SUPPLIED INFORMATION:
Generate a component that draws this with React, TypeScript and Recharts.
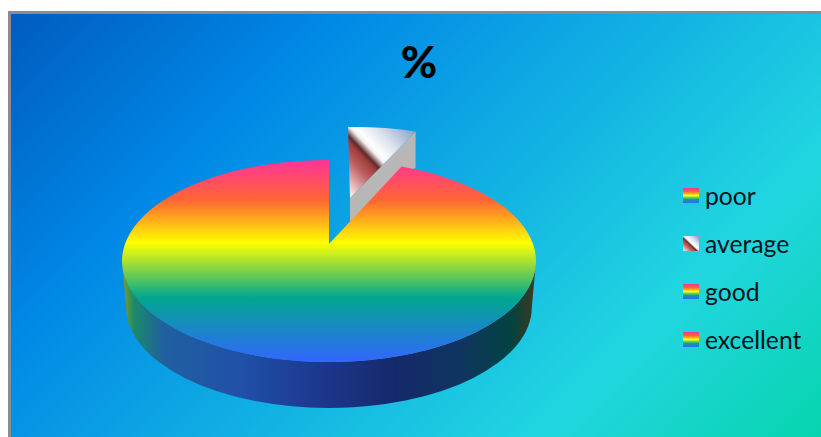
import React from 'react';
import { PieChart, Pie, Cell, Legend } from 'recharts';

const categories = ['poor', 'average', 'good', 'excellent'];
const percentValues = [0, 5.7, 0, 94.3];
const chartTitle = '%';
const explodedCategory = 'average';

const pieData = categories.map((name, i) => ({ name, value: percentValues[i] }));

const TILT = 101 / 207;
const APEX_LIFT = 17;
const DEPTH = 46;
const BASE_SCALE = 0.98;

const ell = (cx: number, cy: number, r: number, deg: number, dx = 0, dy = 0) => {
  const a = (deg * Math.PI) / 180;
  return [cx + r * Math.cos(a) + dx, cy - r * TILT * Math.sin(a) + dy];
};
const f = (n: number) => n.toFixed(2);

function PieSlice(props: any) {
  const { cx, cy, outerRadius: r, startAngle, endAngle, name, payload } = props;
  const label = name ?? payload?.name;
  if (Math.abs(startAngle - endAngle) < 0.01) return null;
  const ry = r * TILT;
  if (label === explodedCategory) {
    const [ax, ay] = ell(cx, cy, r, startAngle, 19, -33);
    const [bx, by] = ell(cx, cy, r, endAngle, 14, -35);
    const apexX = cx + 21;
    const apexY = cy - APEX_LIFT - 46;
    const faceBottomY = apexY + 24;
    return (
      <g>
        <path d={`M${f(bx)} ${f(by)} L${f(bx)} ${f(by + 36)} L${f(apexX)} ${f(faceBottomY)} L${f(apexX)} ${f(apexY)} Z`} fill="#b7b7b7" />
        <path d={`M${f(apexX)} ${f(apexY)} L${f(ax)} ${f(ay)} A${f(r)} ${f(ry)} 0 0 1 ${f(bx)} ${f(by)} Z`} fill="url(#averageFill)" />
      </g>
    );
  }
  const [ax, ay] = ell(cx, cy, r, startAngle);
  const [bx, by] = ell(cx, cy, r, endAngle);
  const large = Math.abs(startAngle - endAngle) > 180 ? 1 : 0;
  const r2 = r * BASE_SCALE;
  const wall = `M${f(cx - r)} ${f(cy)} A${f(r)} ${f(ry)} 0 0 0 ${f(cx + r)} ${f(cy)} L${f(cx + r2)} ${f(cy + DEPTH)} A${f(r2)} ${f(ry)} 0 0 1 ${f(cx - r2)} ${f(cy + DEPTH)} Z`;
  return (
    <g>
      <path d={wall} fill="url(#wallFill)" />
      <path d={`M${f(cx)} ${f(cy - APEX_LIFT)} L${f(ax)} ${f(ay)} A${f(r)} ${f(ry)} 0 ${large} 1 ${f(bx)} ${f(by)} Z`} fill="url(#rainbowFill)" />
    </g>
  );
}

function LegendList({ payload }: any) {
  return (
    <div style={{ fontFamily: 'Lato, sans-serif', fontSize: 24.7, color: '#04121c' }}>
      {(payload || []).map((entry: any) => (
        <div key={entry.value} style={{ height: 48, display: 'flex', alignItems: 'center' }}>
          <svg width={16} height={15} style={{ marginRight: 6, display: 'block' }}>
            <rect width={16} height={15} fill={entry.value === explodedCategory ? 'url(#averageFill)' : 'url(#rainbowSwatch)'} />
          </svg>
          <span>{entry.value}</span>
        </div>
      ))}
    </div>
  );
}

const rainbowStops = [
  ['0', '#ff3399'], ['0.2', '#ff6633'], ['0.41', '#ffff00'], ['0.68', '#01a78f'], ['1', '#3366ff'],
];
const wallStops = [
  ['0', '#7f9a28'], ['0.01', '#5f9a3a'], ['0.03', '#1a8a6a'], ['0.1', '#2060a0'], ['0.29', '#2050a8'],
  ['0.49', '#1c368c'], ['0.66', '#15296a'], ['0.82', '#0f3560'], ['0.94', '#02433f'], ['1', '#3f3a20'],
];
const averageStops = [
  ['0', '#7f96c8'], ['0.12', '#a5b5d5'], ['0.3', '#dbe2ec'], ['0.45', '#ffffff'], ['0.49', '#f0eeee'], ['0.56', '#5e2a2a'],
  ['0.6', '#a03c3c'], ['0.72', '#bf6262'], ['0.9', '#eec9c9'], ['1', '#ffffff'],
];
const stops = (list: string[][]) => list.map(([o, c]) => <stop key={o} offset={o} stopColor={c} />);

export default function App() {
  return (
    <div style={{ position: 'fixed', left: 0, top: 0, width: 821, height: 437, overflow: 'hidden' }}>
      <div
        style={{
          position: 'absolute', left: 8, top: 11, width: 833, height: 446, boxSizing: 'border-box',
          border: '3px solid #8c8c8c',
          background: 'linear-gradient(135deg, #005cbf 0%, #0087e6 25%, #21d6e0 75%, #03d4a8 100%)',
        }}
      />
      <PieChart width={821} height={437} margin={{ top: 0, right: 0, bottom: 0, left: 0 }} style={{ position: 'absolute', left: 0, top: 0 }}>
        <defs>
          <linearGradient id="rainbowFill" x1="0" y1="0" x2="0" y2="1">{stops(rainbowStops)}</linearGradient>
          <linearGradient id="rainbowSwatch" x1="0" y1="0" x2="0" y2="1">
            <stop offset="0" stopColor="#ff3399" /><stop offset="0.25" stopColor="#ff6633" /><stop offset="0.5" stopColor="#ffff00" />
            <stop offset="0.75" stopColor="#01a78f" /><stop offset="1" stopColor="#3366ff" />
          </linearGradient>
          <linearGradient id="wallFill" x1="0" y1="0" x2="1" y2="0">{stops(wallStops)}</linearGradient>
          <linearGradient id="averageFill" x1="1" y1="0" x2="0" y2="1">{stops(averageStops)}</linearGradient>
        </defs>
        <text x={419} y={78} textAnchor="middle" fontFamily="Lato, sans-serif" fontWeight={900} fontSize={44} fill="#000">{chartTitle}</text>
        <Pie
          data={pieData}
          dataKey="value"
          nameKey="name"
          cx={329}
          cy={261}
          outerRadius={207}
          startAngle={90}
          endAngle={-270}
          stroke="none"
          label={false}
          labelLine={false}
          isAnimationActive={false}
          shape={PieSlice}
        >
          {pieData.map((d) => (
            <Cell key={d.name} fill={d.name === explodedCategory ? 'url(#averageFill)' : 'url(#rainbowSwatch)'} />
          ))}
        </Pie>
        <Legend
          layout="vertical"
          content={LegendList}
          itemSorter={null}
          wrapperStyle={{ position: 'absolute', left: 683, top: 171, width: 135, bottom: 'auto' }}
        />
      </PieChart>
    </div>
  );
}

GOAL OF THE EXERCISE: The lines from the top of the data above through the one holding "const explodedCategory = 'average';" are to be repeated exactly, and only those, with no pictures.

COMPLETE RESPONSE:
Generate a component that draws this with React, TypeScript and Recharts.
import React from 'react';
import { PieChart, Pie, Cell, Legend } from 'recharts';

const categories = ['poor', 'average', 'good', 'excellent'];
const percentValues = [0, 5.7, 0, 94.3];
const chartTitle = '%';
const explodedCategory = 'average';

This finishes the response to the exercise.